Lost hikers, snowmobilers, skiers and boaters have been found with the help of cell phone data.
“It’s not just where the phone last was, but we can get a picture of a stream of events over time,” said Maj. Justin Ogden, who built and has improved the software the cell team uses.
That team, which began with Ogden in 2006, now has eight members. It’s growing to meet the increasing requests for support, Desmarais said.
Early on, Ogden would manipulate cell phone data by hand in Excel and then use Google Earth to inform searchers. Now, smartphones are ubiquitous and the amount of data they provide is too overwhelming to work by hand.
So Ogden created software that would crunch the raw data and pour it into a program that connects to Google Earth.
When a person or plane is reported missing, ground search begins using clues from the cell phone team. Across the country, about 900 ground teams of three to six people are called upon to provide the feet, eyes and ears in a ground search, Desmarais said.
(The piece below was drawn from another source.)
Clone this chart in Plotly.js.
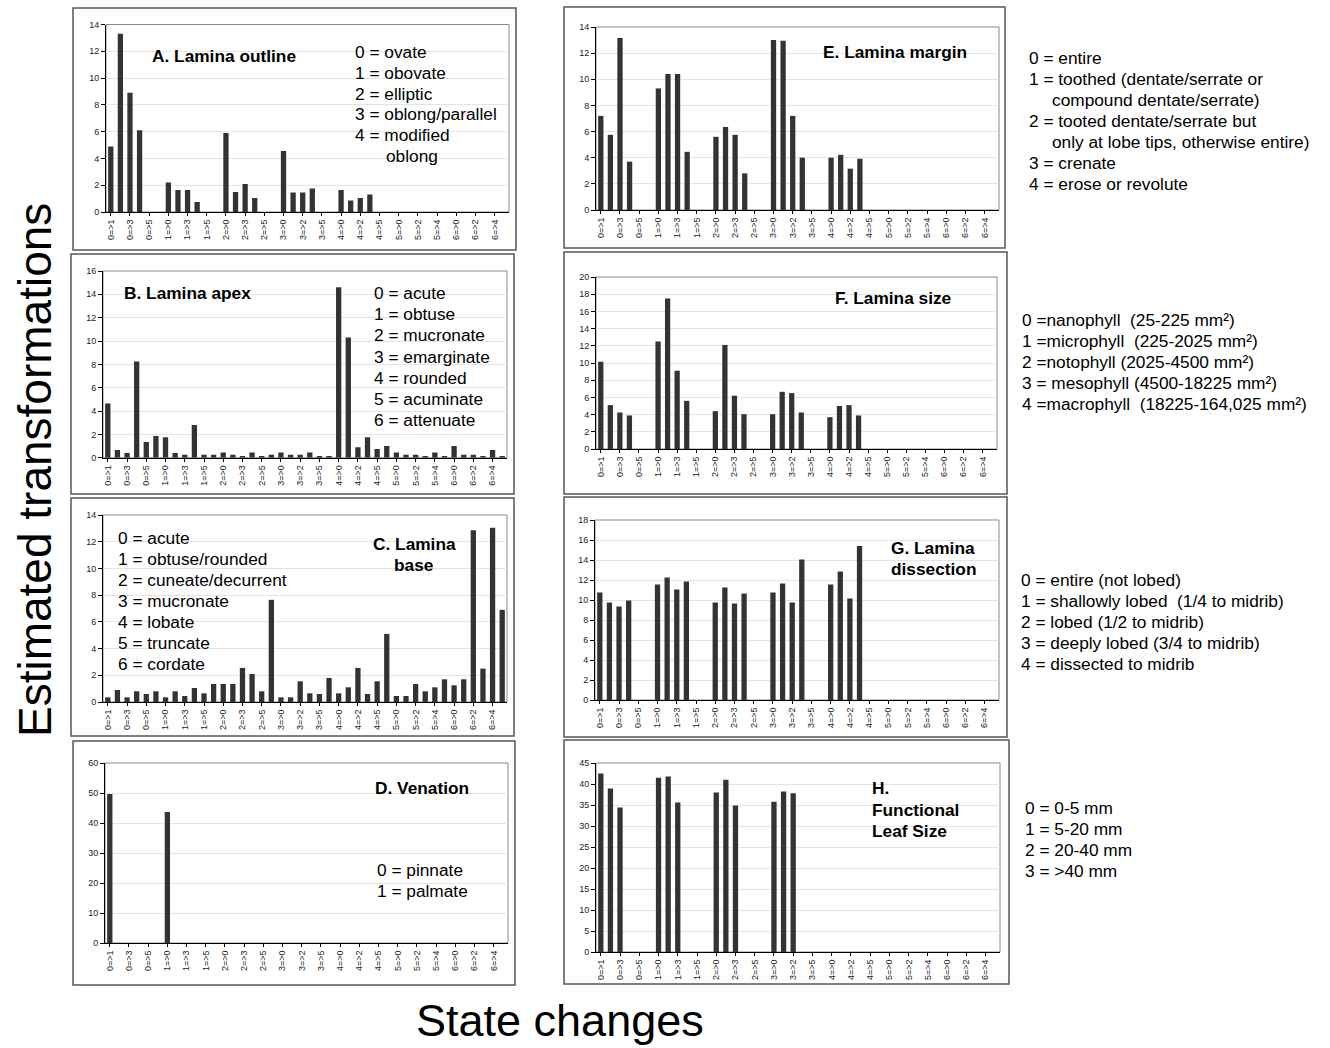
<!DOCTYPE html>
<html>
<head>
<meta charset="utf-8">
<script src="https://cdn.plot.ly/plotly-3.0.1.min.js"></script>
<style>
  html, body { margin: 0; padding: 0; background: #fff; }
  #chart { width: 1330px; height: 1048px; }
</style>
</head>
<body>
<div id="chart"></div>
<script>
// ---------------- DATA ----------------
const categories = [
  '0=>1','0=>2','0=>3','0=>4','0=>5','0=>6',
  '1=>0','1=>2','1=>3','1=>4','1=>5','1=>6',
  '2=>0','2=>1','2=>3','2=>4','2=>5','2=>6',
  '3=>0','3=>1','3=>2','3=>4','3=>5','3=>6',
  '4=>0','4=>1','4=>2','4=>3','4=>5','4=>6',
  '5=>0','5=>1','5=>2','5=>3','5=>4','5=>6',
  '6=>0','6=>1','6=>2','6=>3','6=>4','6=>5'
];
const labeledTicks = ['0=>1','0=>3','0=>5','1=>0','1=>3','1=>5','2=>0','2=>3','2=>5',
  '3=>0','3=>2','3=>5','4=>0','4=>2','4=>5','5=>0','5=>2','5=>4','6=>0','6=>2','6=>4'];

const laminaOutline = [4.9,13.3,8.9,6.1,0,0, 2.2,1.65,1.65,0.75,0,0, 5.9,1.5,2.1,1.05,0,0,
  4.55,1.45,1.45,1.75,0,0, 1.65,0.85,1.05,1.3,0,0, 0,0,0,0,0,0, 0,0,0,0,0,0];
const laminaApex = [4.65,0.65,0.4,8.25,1.35,1.85, 1.75,0.4,0.25,2.8,0.25,0.25, 0.45,0.25,0.15,0.45,0.15,0.25,
  0.45,0.25,0.25,0.45,0.15,0.15, 14.6,10.3,0.9,1.75,0.75,1.0, 0.45,0.25,0.25,0.15,0.45,0.15,
  1.0,0.25,0.25,0.15,0.65,0.15];
const laminaBase = [0.35,0.9,0.35,0.8,0.6,0.8, 0.35,0.8,0.45,1.05,0.65,1.35, 1.35,1.35,2.55,2.1,0.8,7.65,
  0.35,0.35,1.55,0.65,0.6,1.8, 0.65,1.1,2.55,0.6,1.55,5.1, 0.45,0.45,1.35,0.8,1.1,1.7,
  1.25,1.7,12.85,2.5,13.05,6.9];
const venation = [49.7,0,0,0,0,0, 43.7,0,0,0,0,0, 0,0,0,0,0,0, 0,0,0,0,0,0, 0,0,0,0,0,0, 0,0,0,0,0,0, 0,0,0,0,0,0];
const laminaMargin = [7.2,5.75,13.15,3.7,0,0, 9.3,10.4,10.4,4.45,0,0, 5.6,6.35,5.75,2.8,0,0,
  13.0,12.95,7.2,4.0,0,0, 4.0,4.22,3.16,3.92,0,0, 0,0,0,0,0,0, 0,0,0,0,0,0];
const laminaSize = [10.15,5.1,4.25,3.9,0,0, 12.5,17.5,9.1,5.6,0,0, 4.4,12.1,6.2,4.05,0,0,
  4.05,6.65,6.5,4.25,0,0, 3.7,5.0,5.1,3.9,0,0, 0,0,0,0,0,0, 0,0,0,0,0,0];
const laminaDissection = [10.75,9.75,9.35,9.95,0,0, 11.55,12.25,11.05,11.85,0,0, 9.75,11.25,9.65,10.65,0,0,
  10.75,11.65,9.75,14.05,0,0, 11.55,12.85,10.15,15.4,0,0, 0,0,0,0,0,0, 0,0,0,0,0,0];
const functionalLeafSize = [42.5,38.9,34.4,0,0,0, 41.5,41.8,35.6,0,0,0, 38.0,41.0,34.9,0,0,0,
  35.8,38.2,37.8,0,0,0, 0,0,0,0,0,0, 0,0,0,0,0,0, 0,0,0,0,0,0];

const titleA = ['A. Lamina outline'];
const titleB = ['B. Lamina apex'];
const titleC = ['C. Lamina', 'base'];
const titleD = ['D. Venation'];
const titleE = ['E. Lamina margin'];
const titleF = ['F. Lamina size'];
const titleG = ['G. Lamina', 'dissection'];
const titleH = ['H.', 'Functional', 'Leaf Size'];

const keyA = ['0 = ovate','1 = obovate','2 = elliptic','3 = oblong/parallel','4 = modified','oblong'];
const keyB = ['0 = acute','1 = obtuse','2 = mucronate','3 = emarginate','4 = rounded','5 = acuminate','6 = attenuate'];
const keyC = ['0 = acute','1 = obtuse/rounded','2 = cuneate/decurrent','3 = mucronate','4 = lobate','5 = truncate','6 = cordate'];
const keyD = ['0 = pinnate','1 = palmate'];
const keyE = ['0 = entire','1 = toothed (dentate/serrate or','compound dentate/serrate)','2 = tooted dentate/serrate but',
  'only at lobe tips, otherwise entire)','3 = crenate','4 = erose or revolute'];
const keyF = ['0 =nanophyll  (25-225 mm\u00B2)','1 =microphyll  (225-2025 mm\u00B2)',
  '2 =notophyll (2025-4500 mm\u00B2)','3 = mesophyll (4500-18225 mm\u00B2)',
  '4 =macrophyll  (18225-164,025 mm\u00B2)'];
const keyG = ['0 = entire (not lobed)','1 = shallowly lobed  (1/4 to midrib)','2 = lobed (1/2 to midrib)',
  '3 = deeply lobed (3/4 to midrib)','4 = dissected to midrib'];
const keyH = ['0 = 0-5 mm','1 = 5-20 mm','2 = 20-40 mm','3 = >40 mm'];

const yLabel = 'Estimated transformations';
const xLabel = 'State changes';

// ---------------- LAYOUT ----------------
const W = 1330, H = 1048;
const fx = p => p / W;
const fy = p => 1 - p / H;
const FONT = 'Liberation Sans, Arial, Helvetica, sans-serif';
const KEYSIZE = 17.3;

const panels = [
  {vals: laminaOutline, xd:[106,509], yd:[24.5,212], range:[0,14], dtick:2, frame:[73,8,516,250],
   title:titleA, tPos:[150,56], tStep:21, tAlign:'left',
   key:keyA, kPos:[353,52], kStep:20.8, indent:31},
  {vals: laminaApex, xd:[103,507], yd:[271,457.7], range:[0,16], dtick:2, frame:[71,254,514,494],
   title:titleB, tPos:[122,293], tStep:21, tAlign:'left',
   key:keyB, kPos:[372,293], kStep:21.2, indent:0},
  {vals: laminaBase, xd:[103,507], yd:[515,702], range:[0,14], dtick:2, frame:[71,498,514,736],
   title:titleC, tPos:[414,544], tStep:21, tAlign:'center',
   key:keyC, kPos:[116,538], kStep:21, indent:0},
  {vals: venation, xd:[105,508], yd:[763,943], range:[0,60], dtick:10, frame:[73,741,515,985],
   title:titleD, tPos:[373,788], tStep:21, tAlign:'left',
   key:keyD, kPos:[375,870], kStep:21, indent:0},
  {vals: laminaMargin, xd:[596,999], yd:[27,210], range:[0,14], dtick:2, frame:[564,7,1005,248],
   title:titleE, tPos:[821,52], tStep:21, tAlign:'left',
   key:keyE, kPos:[1027,58], kStep:21, indent:23},
  {vals: laminaSize, xd:[596,997], yd:[277,449], range:[0,20], dtick:2, frame:[564,252,1007,494],
   title:titleF, tPos:[833,298], tStep:21, tAlign:'left',
   key:keyF, kPos:[1020,320], kStep:21, indent:0},
  {vals: laminaDissection, xd:[595,999], yd:[520,700], range:[0,18], dtick:2, frame:[564,497,1007,737],
   title:titleG, tPos:[889,548], tStep:20.5, tAlign:'left',
   key:keyG, kPos:[1019,580], kStep:21, indent:0},
  {vals: functionalLeafSize, xd:[596,1000], yd:[763,952], range:[0,45], dtick:5, frame:[564,740,1009,984],
   title:titleH, tPos:[870,788], tStep:21.5, tAlign:'left',
   key:keyH, kPos:[1023,808], kStep:21, indent:0}
];

const data = [];
const layout = {
  width: W, height: H,
  margin: {l:0, r:0, t:0, b:0},
  paper_bgcolor: '#fff', plot_bgcolor: '#fff',
  showlegend: false,
  bargap: 0.45,
  font: {family: FONT, color: '#000'},
  shapes: [], annotations: []
};

panels.forEach((p, i) => {
  const n = i === 0 ? '' : String(i + 1);
  const xa = 'xaxis' + n, ya = 'yaxis' + n;
  data.push({
    type: 'bar', x: categories, y: p.vals,
    xaxis: 'x' + n, yaxis: 'y' + n,
    marker: {color: '#333333', line: {width: 0}},
    hoverinfo: 'x+y'
  });
  layout[xa] = {
    domain: [fx(p.xd[0]), fx(p.xd[1])],
    anchor: 'y' + n,
    type: 'category',
    categoryorder: 'array', categoryarray: categories,
    range: [-0.5, categories.length - 0.5],
    tickmode: 'array', tickvals: labeledTicks, ticktext: labeledTicks,
    tickangle: -90,
    ticks: 'outside', ticklen: 3, tickcolor: '#000', tickwidth: 1,
    tickfont: {size: 9, color: '#222', family: FONT},
    showline: true, linecolor: '#000', linewidth: 1,
    showgrid: false, zeroline: false, fixedrange: true
  };
  layout[ya] = {
    domain: [fy(p.yd[1]), fy(p.yd[0])],
    anchor: 'x' + n,
    range: p.range, dtick: p.dtick, tick0: 0,
    ticks: 'outside', ticklen: 4, tickcolor: '#000', tickwidth: 1,
    tickfont: {size: 9, color: '#222', family: FONT},
    showline: true, linecolor: '#000', linewidth: 1,
    showgrid: true, gridcolor: '#e4e4e4', gridwidth: 1,
    zeroline: false, fixedrange: true
  };
  layout.shapes.push({
    type: 'rect', xref: 'x' + n + ' domain', yref: 'y' + n + ' domain',
    x0: 0, x1: 1, y0: 0, y1: 1, layer: 'below',
    line: {color: '#8a8a8a', width: 1}
  });
  layout.shapes.push({
    type: 'rect', xref: 'paper', yref: 'paper',
    x0: fx(p.frame[0]), x1: fx(p.frame[2]), y0: fy(p.frame[3]), y1: fy(p.frame[1]),
    line: {color: '#555', width: 1.5}
  });
  p.title.forEach((t, k) => {
    layout.annotations.push({
      xref: 'paper', yref: 'paper',
      x: fx(p.tPos[0]), y: fy(p.tPos[1] + k * p.tStep),
      xanchor: p.tAlign, yanchor: 'middle', showarrow: false,
      text: '<b>' + t + '</b>', font: {size: KEYSIZE, family: FONT, color: '#000'}
    });
  });
  p.key.forEach((t, k) => {
    const cont = !/^\d/.test(t);
    layout.annotations.push({
      xref: 'paper', yref: 'paper',
      x: fx(p.kPos[0] + (cont ? p.indent : 0)), y: fy(p.kPos[1] + k * p.kStep),
      xanchor: 'left', yanchor: 'middle', showarrow: false,
      text: t, font: {size: KEYSIZE, family: FONT, color: '#000'}
    });
  });
});

layout.annotations.push({
  xref: 'paper', yref: 'paper', x: fx(35), y: fy(470),
  xanchor: 'center', yanchor: 'middle', showarrow: false, textangle: -90,
  text: yLabel, font: {size: 46, family: FONT, color: '#000'}
});
layout.annotations.push({
  xref: 'paper', yref: 'paper', x: fx(560), y: fy(1020),
  xanchor: 'center', yanchor: 'middle', showarrow: false,
  text: xLabel, font: {size: 45, family: FONT, color: '#000'}
});

Plotly.newPlot('chart', data, layout, {staticPlot: true, displayModeBar: false});
</script>
</body>
</html>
An incident commander, once notified, contacts wing personnel. The incident commander identifies staff and field resources and ground team members to go in and assist either the relevant state agency or the CAP commander, depending on which one is leading the mission.
“It’s all investigative work, with people analyzing data,” Desmarais said. 
As a search grows longer, incident commanders make decisions about the scale of the effort and resourcing in order not to waste time or put people at risk.
Hand-in-hand
CAP may lead a search or help a local jurisdiction with a search.
“What ends up happening with cell phone data in most cases is that we’ll push it to local jurisdictions,” Desmarais said. “We offer whatever assistance we can provide, but some states are well-equipped, too. Some may need physical ground searchers. We do what we can for them.”
The cell phone team stays busy with searches for both aircraft and individuals, such as lost hikers. Summer is an especially busy time.  The team worked its 1,500th mission this July searching for a lost hiker in Utah.
“The cell phone team is going all the time,” Desmarais said.